▶ _Task requirements_: Pictures do not belong in the copy; transcribe everything else in the records exactly.

▶ _Exercise input_:
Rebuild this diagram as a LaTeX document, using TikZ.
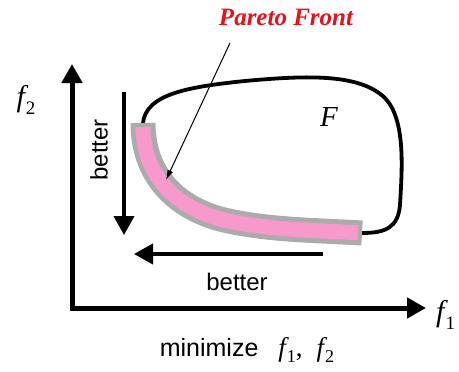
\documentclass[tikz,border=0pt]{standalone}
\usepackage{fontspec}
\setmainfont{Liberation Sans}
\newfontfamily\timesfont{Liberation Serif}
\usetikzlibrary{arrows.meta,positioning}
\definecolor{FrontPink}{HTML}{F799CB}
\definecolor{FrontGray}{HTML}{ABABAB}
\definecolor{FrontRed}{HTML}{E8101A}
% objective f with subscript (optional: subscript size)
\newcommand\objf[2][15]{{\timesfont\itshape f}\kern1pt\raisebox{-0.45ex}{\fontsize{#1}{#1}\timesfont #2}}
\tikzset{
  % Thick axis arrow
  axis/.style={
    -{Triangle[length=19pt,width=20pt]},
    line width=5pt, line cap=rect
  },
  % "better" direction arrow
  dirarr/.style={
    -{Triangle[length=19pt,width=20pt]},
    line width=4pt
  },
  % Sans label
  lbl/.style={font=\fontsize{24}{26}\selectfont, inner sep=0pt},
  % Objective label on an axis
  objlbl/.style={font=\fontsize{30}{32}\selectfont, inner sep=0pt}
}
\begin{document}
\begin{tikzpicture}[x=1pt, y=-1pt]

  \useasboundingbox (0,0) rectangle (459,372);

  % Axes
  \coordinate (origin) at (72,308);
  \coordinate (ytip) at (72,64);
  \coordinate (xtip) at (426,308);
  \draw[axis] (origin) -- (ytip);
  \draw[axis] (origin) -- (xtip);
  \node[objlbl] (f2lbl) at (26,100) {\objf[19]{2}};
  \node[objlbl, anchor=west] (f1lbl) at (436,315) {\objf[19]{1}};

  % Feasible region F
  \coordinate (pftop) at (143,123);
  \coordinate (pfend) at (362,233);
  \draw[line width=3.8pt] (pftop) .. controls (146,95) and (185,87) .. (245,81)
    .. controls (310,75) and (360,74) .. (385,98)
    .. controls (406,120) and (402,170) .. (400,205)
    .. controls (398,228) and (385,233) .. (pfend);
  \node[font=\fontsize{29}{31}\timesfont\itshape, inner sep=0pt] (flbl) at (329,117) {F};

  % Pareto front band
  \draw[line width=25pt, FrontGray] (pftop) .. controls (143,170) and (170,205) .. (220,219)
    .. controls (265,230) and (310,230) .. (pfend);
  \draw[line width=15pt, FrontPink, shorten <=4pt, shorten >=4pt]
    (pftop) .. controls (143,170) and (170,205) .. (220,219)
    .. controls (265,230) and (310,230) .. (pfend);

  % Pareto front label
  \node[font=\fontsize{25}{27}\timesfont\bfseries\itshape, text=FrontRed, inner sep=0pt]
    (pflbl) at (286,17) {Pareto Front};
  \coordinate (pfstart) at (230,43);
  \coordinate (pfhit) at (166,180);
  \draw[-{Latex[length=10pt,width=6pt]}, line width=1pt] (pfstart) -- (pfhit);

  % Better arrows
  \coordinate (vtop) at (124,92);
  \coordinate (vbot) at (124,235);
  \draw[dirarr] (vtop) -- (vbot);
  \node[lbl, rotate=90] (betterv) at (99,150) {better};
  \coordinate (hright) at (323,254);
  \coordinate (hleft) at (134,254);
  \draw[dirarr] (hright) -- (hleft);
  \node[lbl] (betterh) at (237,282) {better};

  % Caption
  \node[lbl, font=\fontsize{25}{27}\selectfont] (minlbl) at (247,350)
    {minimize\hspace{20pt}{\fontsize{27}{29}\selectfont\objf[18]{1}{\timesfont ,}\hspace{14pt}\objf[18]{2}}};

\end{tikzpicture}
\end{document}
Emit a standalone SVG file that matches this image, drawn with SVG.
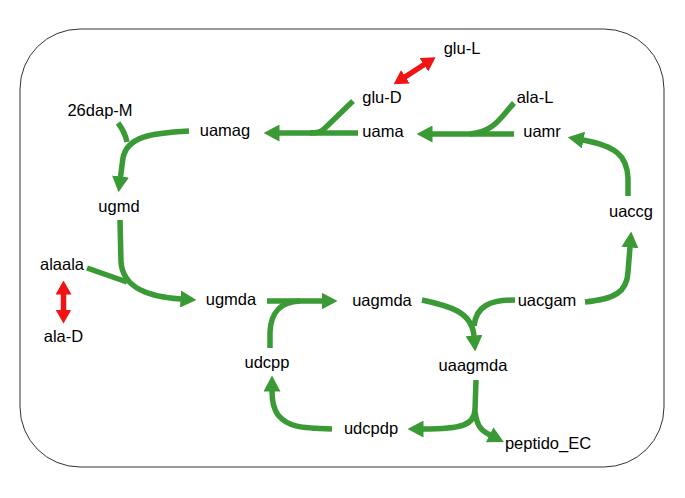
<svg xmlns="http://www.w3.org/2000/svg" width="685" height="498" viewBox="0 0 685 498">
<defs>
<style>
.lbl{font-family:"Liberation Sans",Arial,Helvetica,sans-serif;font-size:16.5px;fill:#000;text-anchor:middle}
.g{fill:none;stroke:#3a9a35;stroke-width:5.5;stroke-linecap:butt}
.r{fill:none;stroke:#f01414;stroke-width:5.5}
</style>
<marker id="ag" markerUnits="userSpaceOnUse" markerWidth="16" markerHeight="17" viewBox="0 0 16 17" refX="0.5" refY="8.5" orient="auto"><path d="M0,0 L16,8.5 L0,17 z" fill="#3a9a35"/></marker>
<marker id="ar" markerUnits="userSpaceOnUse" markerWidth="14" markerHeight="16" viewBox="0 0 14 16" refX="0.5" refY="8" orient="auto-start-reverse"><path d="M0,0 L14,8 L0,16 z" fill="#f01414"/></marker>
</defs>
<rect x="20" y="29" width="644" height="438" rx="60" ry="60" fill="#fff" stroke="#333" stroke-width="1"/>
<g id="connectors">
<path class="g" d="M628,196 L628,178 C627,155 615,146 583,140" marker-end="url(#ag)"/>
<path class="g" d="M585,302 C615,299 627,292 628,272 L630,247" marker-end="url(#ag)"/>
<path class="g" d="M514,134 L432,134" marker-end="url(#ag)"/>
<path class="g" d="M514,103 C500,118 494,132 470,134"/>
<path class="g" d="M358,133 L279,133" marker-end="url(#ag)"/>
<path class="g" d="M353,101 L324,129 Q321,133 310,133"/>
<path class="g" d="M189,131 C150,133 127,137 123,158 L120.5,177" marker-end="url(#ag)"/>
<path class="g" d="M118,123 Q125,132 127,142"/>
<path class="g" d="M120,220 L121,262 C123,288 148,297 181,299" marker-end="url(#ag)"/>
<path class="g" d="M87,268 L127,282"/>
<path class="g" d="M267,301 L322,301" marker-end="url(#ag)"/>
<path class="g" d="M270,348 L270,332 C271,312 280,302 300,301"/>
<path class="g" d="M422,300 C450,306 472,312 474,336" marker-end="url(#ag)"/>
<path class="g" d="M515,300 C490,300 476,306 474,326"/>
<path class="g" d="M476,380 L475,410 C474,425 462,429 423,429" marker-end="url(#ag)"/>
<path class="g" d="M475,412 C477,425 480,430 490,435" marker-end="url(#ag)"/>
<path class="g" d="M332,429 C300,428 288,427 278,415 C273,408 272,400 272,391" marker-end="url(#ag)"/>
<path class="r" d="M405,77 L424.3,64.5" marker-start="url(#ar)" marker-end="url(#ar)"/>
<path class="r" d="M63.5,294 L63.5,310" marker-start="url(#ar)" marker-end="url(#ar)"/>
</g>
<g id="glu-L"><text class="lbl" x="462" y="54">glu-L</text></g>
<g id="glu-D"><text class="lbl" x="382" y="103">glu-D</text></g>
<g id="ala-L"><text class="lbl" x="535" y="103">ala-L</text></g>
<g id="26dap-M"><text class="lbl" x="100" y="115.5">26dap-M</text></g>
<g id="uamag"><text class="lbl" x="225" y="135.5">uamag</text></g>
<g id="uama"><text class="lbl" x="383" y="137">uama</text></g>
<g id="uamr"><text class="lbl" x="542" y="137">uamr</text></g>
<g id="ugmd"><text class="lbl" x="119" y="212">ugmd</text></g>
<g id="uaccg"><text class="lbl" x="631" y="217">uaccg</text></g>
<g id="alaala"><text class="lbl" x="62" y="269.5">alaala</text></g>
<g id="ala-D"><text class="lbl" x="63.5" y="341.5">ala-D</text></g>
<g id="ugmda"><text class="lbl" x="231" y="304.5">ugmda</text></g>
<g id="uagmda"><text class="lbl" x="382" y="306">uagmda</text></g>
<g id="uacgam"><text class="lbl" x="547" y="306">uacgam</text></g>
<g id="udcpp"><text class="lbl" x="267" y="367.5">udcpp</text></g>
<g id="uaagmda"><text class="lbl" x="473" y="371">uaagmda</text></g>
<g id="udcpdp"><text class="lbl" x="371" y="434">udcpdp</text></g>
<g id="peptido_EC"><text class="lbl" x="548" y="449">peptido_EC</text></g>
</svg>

▶ _Answer_:
Rebuild this diagram as a LaTeX document, using TikZ.
\documentclass[tikz,border=0pt]{standalone}
\usepackage{fontspec}
\setmainfont{Liberation Sans}
\newfontfamily\timesfont{Liberation Serif}
\usetikzlibrary{arrows.meta,positioning}
\definecolor{FrontPink}{HTML}{F799CB}
\definecolor{FrontGray}{HTML}{ABABAB}
\definecolor{FrontRed}{HTML}{E8101A}
% objective f with subscript (optional: subscript size)
\newcommand\objf[2][15]{{\timesfont\itshape f}\kern1pt\raisebox{-0.45ex}{\fontsize{#1}{#1}\timesfont #2}}
\tikzset{
  % Thick axis arrow
  axis/.style={
    -{Triangle[length=19pt,width=20pt]},
    line width=5pt, line cap=rect
  },
  % "better" direction arrow
  dirarr/.style={
    -{Triangle[length=19pt,width=20pt]},
    line width=4pt
  },
  % Sans label
  lbl/.style={font=\fontsize{24}{26}\selectfont, inner sep=0pt},
  % Objective label on an axis
  objlbl/.style={font=\fontsize{30}{32}\selectfont, inner sep=0pt}
}
\begin{document}
\begin{tikzpicture}[x=1pt, y=-1pt]

  \useasboundingbox (0,0) rectangle (459,372);

  % Axes
  \coordinate (origin) at (72,308);
  \coordinate (ytip) at (72,64);
  \coordinate (xtip) at (426,308);
  \draw[axis] (origin) -- (ytip);
  \draw[axis] (origin) -- (xtip);
  \node[objlbl] (f2lbl) at (26,100) {\objf[19]{2}};
  \node[objlbl, anchor=west] (f1lbl) at (436,315) {\objf[19]{1}};

  % Feasible region F
  \coordinate (pftop) at (143,123);
  \coordinate (pfend) at (362,233);
  \draw[line width=3.8pt] (pftop) .. controls (146,95) and (185,87) .. (245,81)
    .. controls (310,75) and (360,74) .. (385,98)
    .. controls (406,120) and (402,170) .. (400,205)
    .. controls (398,228) and (385,233) .. (pfend);
  \node[font=\fontsize{29}{31}\timesfont\itshape, inner sep=0pt] (flbl) at (329,117) {F};

  % Pareto front band
  \draw[line width=25pt, FrontGray] (pftop) .. controls (143,170) and (170,205) .. (220,219)
    .. controls (265,230) and (310,230) .. (pfend);
  \draw[line width=15pt, FrontPink, shorten <=4pt, shorten >=4pt]
    (pftop) .. controls (143,170) and (170,205) .. (220,219)
    .. controls (265,230) and (310,230) .. (pfend);

  % Pareto front label
  \node[font=\fontsize{25}{27}\timesfont\bfseries\itshape, text=FrontRed, inner sep=0pt]
    (pflbl) at (286,17) {Pareto Front};
  \coordinate (pfstart) at (230,43);
  \coordinate (pfhit) at (166,180);
  \draw[-{Latex[length=10pt,width=6pt]}, line width=1pt] (pfstart) -- (pfhit);

  % Better arrows
  \coordinate (vtop) at (124,92);
  \coordinate (vbot) at (124,235);
  \draw[dirarr] (vtop) -- (vbot);
  \node[lbl, rotate=90] (betterv) at (99,150) {better};
  \coordinate (hright) at (323,254);
  \coordinate (hleft) at (134,254);
  \draw[dirarr] (hright) -- (hleft);
  \node[lbl] (betterh) at (237,282) {better};

  % Caption
  \node[lbl, font=\fontsize{25}{27}\selectfont] (minlbl) at (247,350)
    {minimize\hspace{20pt}{\fontsize{27}{29}\selectfont\objf[18]{1}{\timesfont ,}\hspace{14pt}\objf[18]{2}}};

\end{tikzpicture}
\end{document}
Emit a standalone SVG file that matches this image, drawn with SVG.
<svg xmlns="http://www.w3.org/2000/svg" width="685" height="498" viewBox="0 0 685 498">
<defs>
<style>
.lbl{font-family:"Liberation Sans",Arial,Helvetica,sans-serif;font-size:16.5px;fill:#000;text-anchor:middle}
.g{fill:none;stroke:#3a9a35;stroke-width:5.5;stroke-linecap:butt}
.r{fill:none;stroke:#f01414;stroke-width:5.5}
</style>
<marker id="ag" markerUnits="userSpaceOnUse" markerWidth="16" markerHeight="17" viewBox="0 0 16 17" refX="0.5" refY="8.5" orient="auto"><path d="M0,0 L16,8.5 L0,17 z" fill="#3a9a35"/></marker>
<marker id="ar" markerUnits="userSpaceOnUse" markerWidth="14" markerHeight="16" viewBox="0 0 14 16" refX="0.5" refY="8" orient="auto-start-reverse"><path d="M0,0 L14,8 L0,16 z" fill="#f01414"/></marker>
</defs>
<rect x="20" y="29" width="644" height="438" rx="60" ry="60" fill="#fff" stroke="#333" stroke-width="1"/>
<g id="connectors">
<path class="g" d="M628,196 L628,178 C627,155 615,146 583,140" marker-end="url(#ag)"/>
<path class="g" d="M585,302 C615,299 627,292 628,272 L630,247" marker-end="url(#ag)"/>
<path class="g" d="M514,134 L432,134" marker-end="url(#ag)"/>
<path class="g" d="M514,103 C500,118 494,132 470,134"/>
<path class="g" d="M358,133 L279,133" marker-end="url(#ag)"/>
<path class="g" d="M353,101 L324,129 Q321,133 310,133"/>
<path class="g" d="M189,131 C150,133 127,137 123,158 L120.5,177" marker-end="url(#ag)"/>
<path class="g" d="M118,123 Q125,132 127,142"/>
<path class="g" d="M120,220 L121,262 C123,288 148,297 181,299" marker-end="url(#ag)"/>
<path class="g" d="M87,268 L127,282"/>
<path class="g" d="M267,301 L322,301" marker-end="url(#ag)"/>
<path class="g" d="M270,348 L270,332 C271,312 280,302 300,301"/>
<path class="g" d="M422,300 C450,306 472,312 474,336" marker-end="url(#ag)"/>
<path class="g" d="M515,300 C490,300 476,306 474,326"/>
<path class="g" d="M476,380 L475,410 C474,425 462,429 423,429" marker-end="url(#ag)"/>
<path class="g" d="M475,412 C477,425 480,430 490,435" marker-end="url(#ag)"/>
<path class="g" d="M332,429 C300,428 288,427 278,415 C273,408 272,400 272,391" marker-end="url(#ag)"/>
<path class="r" d="M405,77 L424.3,64.5" marker-start="url(#ar)" marker-end="url(#ar)"/>
<path class="r" d="M63.5,294 L63.5,310" marker-start="url(#ar)" marker-end="url(#ar)"/>
</g>
<g id="glu-L"><text class="lbl" x="462" y="54">glu-L</text></g>
<g id="glu-D"><text class="lbl" x="382" y="103">glu-D</text></g>
<g id="ala-L"><text class="lbl" x="535" y="103">ala-L</text></g>
<g id="26dap-M"><text class="lbl" x="100" y="115.5">26dap-M</text></g>
<g id="uamag"><text class="lbl" x="225" y="135.5">uamag</text></g>
<g id="uama"><text class="lbl" x="383" y="137">uama</text></g>
<g id="uamr"><text class="lbl" x="542" y="137">uamr</text></g>
<g id="ugmd"><text class="lbl" x="119" y="212">ugmd</text></g>
<g id="uaccg"><text class="lbl" x="631" y="217">uaccg</text></g>
<g id="alaala"><text class="lbl" x="62" y="269.5">alaala</text></g>
<g id="ala-D"><text class="lbl" x="63.5" y="341.5">ala-D</text></g>
<g id="ugmda"><text class="lbl" x="231" y="304.5">ugmda</text></g>
<g id="uagmda"><text class="lbl" x="382" y="306">uagmda</text></g>
<g id="uacgam"><text class="lbl" x="547" y="306">uacgam</text></g>
<g id="udcpp"><text class="lbl" x="267" y="367.5">udcpp</text></g>
<g id="uaagmda"><text class="lbl" x="473" y="371">uaagmda</text></g>
<g id="udcpdp"><text class="lbl" x="371" y="434">udcpdp</text></g>
<g id="peptido_EC"><text class="lbl" x="548" y="449">peptido_EC</text></g>
</svg>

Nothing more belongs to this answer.